Sharp increase in drug overdose deaths: COVID isn’t the only thing killing us
Drug overdose deaths in Virginia were up 67 percent in the second quarter of 2020, fresh data that adds another layer to our understanding of the impact of COVID-19 on society, in this case in terms of the government response.
A report authored by Kathrin “Rosie” Hobron, the state forensic epidemiologist at the Virginia Department of Health, registered 634 drug overdose deaths in the second quarter, covering the time period April 1-June 30.
There were 380 drug overdose deaths in Virginia in the second quarter of 2019, and the average for the past three second quarters, 2017-2019, was 371.3, suggesting consistency in that data over the longer period of time, ahead of what we’re seeing in 2020.
Gov. Ralph Northam issued a statewide stay-at-home order to stem the spread of COVID-19 in mid-March, and only began lifting restrictions from that order in early May – and a number of restrictions remain in place to this day, more than eight months later.
The governor’s move precipitated a quick, dramatic increase in unemployment as businesses impacted by the stay-at-home order went on hiatus or outright closed up for good.
The unemployment rate surged from 3.3 percent in March to a record 10.6 percent in April, as the labor force contracted by 141,611 and the number of unemployed increased by 308,629.
Doing the math there, that’s 450,240 people who lost their jobs in the matter of a few weeks.
The most recent data from the Virginia Employment Commission tell us that 61.8 percent of those who lost jobs in the spring have been able to go back to work, but that still leaves more than 170,000 Virginians out in the cold, probably almost literally, as we approach the winter months.
And that’s what is maybe the scarier thing than even these numbers from this report leaves unsaid, for lack of more current data.
As the disruptions continue now into their ninth month, it’s not just those who lost their livelihoods who are being impacted.
A study released last week by the COVID-19 Consortium for Understanding the Public’s Policy Preferences Across States, a joint project involving researchers at Harvard, Northeastern, Northwestern and Rutgers, finds 47.3 percent of those ages 18-24 reporting at least moderate depression symptoms, and, alarmingly, 36.9 percent of those in that age group report having had suicidal thoughts – a tenfold increase from a study of suicide ideation conducted in 2013-2014.

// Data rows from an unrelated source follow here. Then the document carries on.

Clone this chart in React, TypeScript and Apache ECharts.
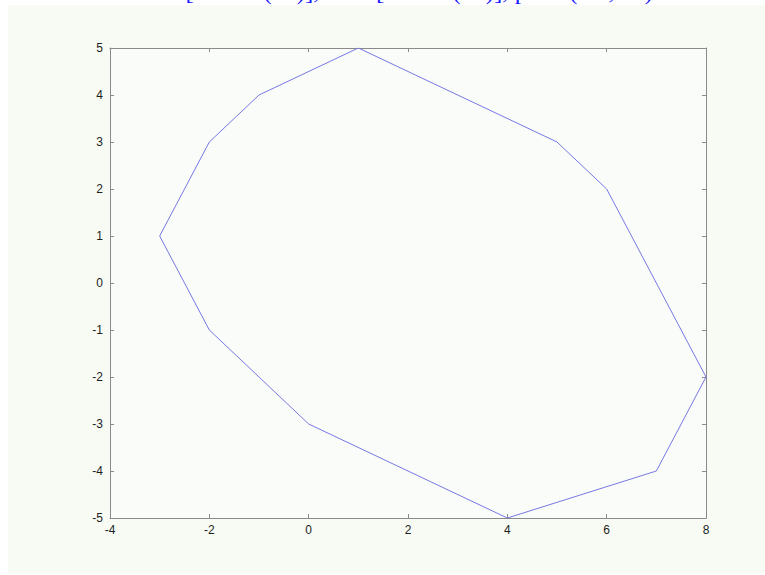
import React, { useEffect, useRef } from "react";
import * as echarts from "echarts";

const xValues = [1, 5, 6, 8, 7, 4, 0, -2, -3, -2, -1, 1];
const yValues = [5, 3, 2, -2, -4, -5, -3, -1, 1, 3, 4, 5];
const xRange = [-4, 8];
const yRange = [-5, 5];
const headerText = "xh = [xcoord( k )], zh = [zcoord( k )], patch(xh , zh)";

export default function App() {
  const ref = useRef<HTMLDivElement>(null);
  useEffect(() => {
    if (!ref.current) return;
    const chart = echarts.init(ref.current, null, { renderer: "svg" });
    const data = xValues.map((x, i) => [x, yValues[i]]);
    const axisLine = { show: true, onZero: false, lineStyle: { color: "#8a8a8a", width: 1 } };
    const axisTick = { show: true, inside: true, length: 4, lineStyle: { color: "#8a8a8a" } };
    const label = { color: "#1e1e1e", fontSize: 12, fontFamily: "Liberation Sans, Arial, sans-serif" };
    chart.setOption({
      animation: false,
      backgroundColor: "#ffffff",
      graphic: [
        {
          type: "rect",
          z: -10,
          shape: { x: 8, y: 5, width: 757, height: 568 },
          style: { fill: "#f7fbf4" },
          silent: true,
        },
        {
          type: "text",
          x: 134,
          y: 3,
          style: {
            text: headerText,
            fill: "#1a1aff",
            font: "25px 'Liberation Serif', 'Times New Roman', serif",
            verticalAlign: "bottom",
          },
          silent: true,
        },
      ],
      grid: { left: 110, top: 48, right: 59, bottom: 57, show: true, backgroundColor: "#f9fcf8", borderWidth: 0 },
      xAxis: [
        {
          type: "value",
          min: xRange[0],
          max: xRange[1],
          interval: 2,
          position: "bottom",
          axisLine,
          axisTick,
          splitLine: { show: false },
          axisLabel: { ...label, margin: 6 },
        },
        {
          type: "value",
          min: xRange[0],
          max: xRange[1],
          interval: 2,
          position: "top",
          axisLine,
          axisTick,
          splitLine: { show: false },
          axisLabel: { show: false },
        },
      ],
      yAxis: [
        {
          type: "value",
          min: yRange[0],
          max: yRange[1],
          interval: 1,
          position: "left",
          axisLine,
          axisTick,
          splitLine: { show: false },
          axisLabel: { ...label, margin: 7 },
        },
        {
          type: "value",
          min: yRange[0],
          max: yRange[1],
          interval: 1,
          position: "right",
          axisLine,
          axisTick,
          splitLine: { show: false },
          axisLabel: { show: false },
        },
      ],
      series: [
        {
          type: "line",
          data,
          showSymbol: false,
          symbol: "none",
          lineStyle: { color: "#7878e2", width: 1 },
          xAxisIndex: 0,
          yAxisIndex: 0,
        },
      ],
    });
    return () => chart.dispose();
  }, []);
  return (
    <div
      ref={ref}
      style={{ position: "absolute", left: 0, top: 0, width: 765, height: 575 }}
    />
  );
}
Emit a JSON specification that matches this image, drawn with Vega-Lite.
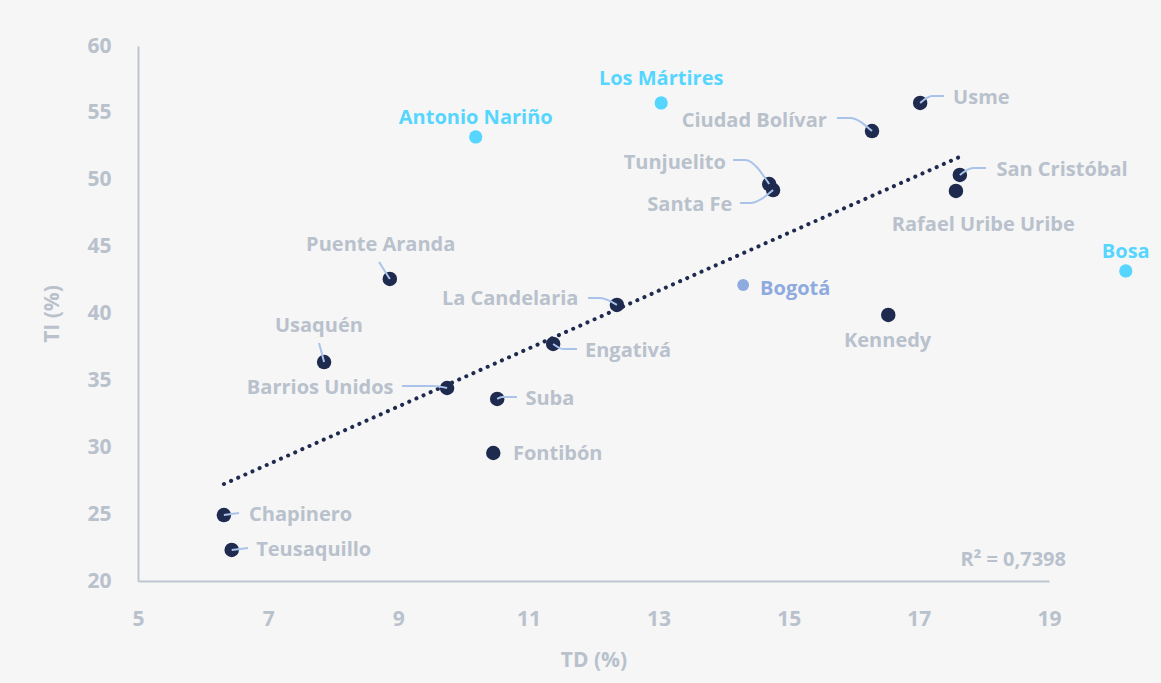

Children are also being adversely impacted. A CDC study released last week reports that mental health-related emergency room visits for children were up 24 percent among 5- to 11-year-olds and 31 percent among 12- to 17-year-olds.
There are similar issues in the impacts on adolescents and young adults – from schools and colleges going to virtual learning, to disruptions in living situations, increased tensions leading to domestic situations.
Those disruptions were also precipitated by the stay-at-home orders done in the name of public health.
The data in terms of violence, mental health, suicide ideation, drug overdoses, has a long way to go to catch up to the daily case counts that get banner headlines from the news media.
Even the unclear picture that we have at this stage tells us that there’s more to public health in 2020 than COVID-19.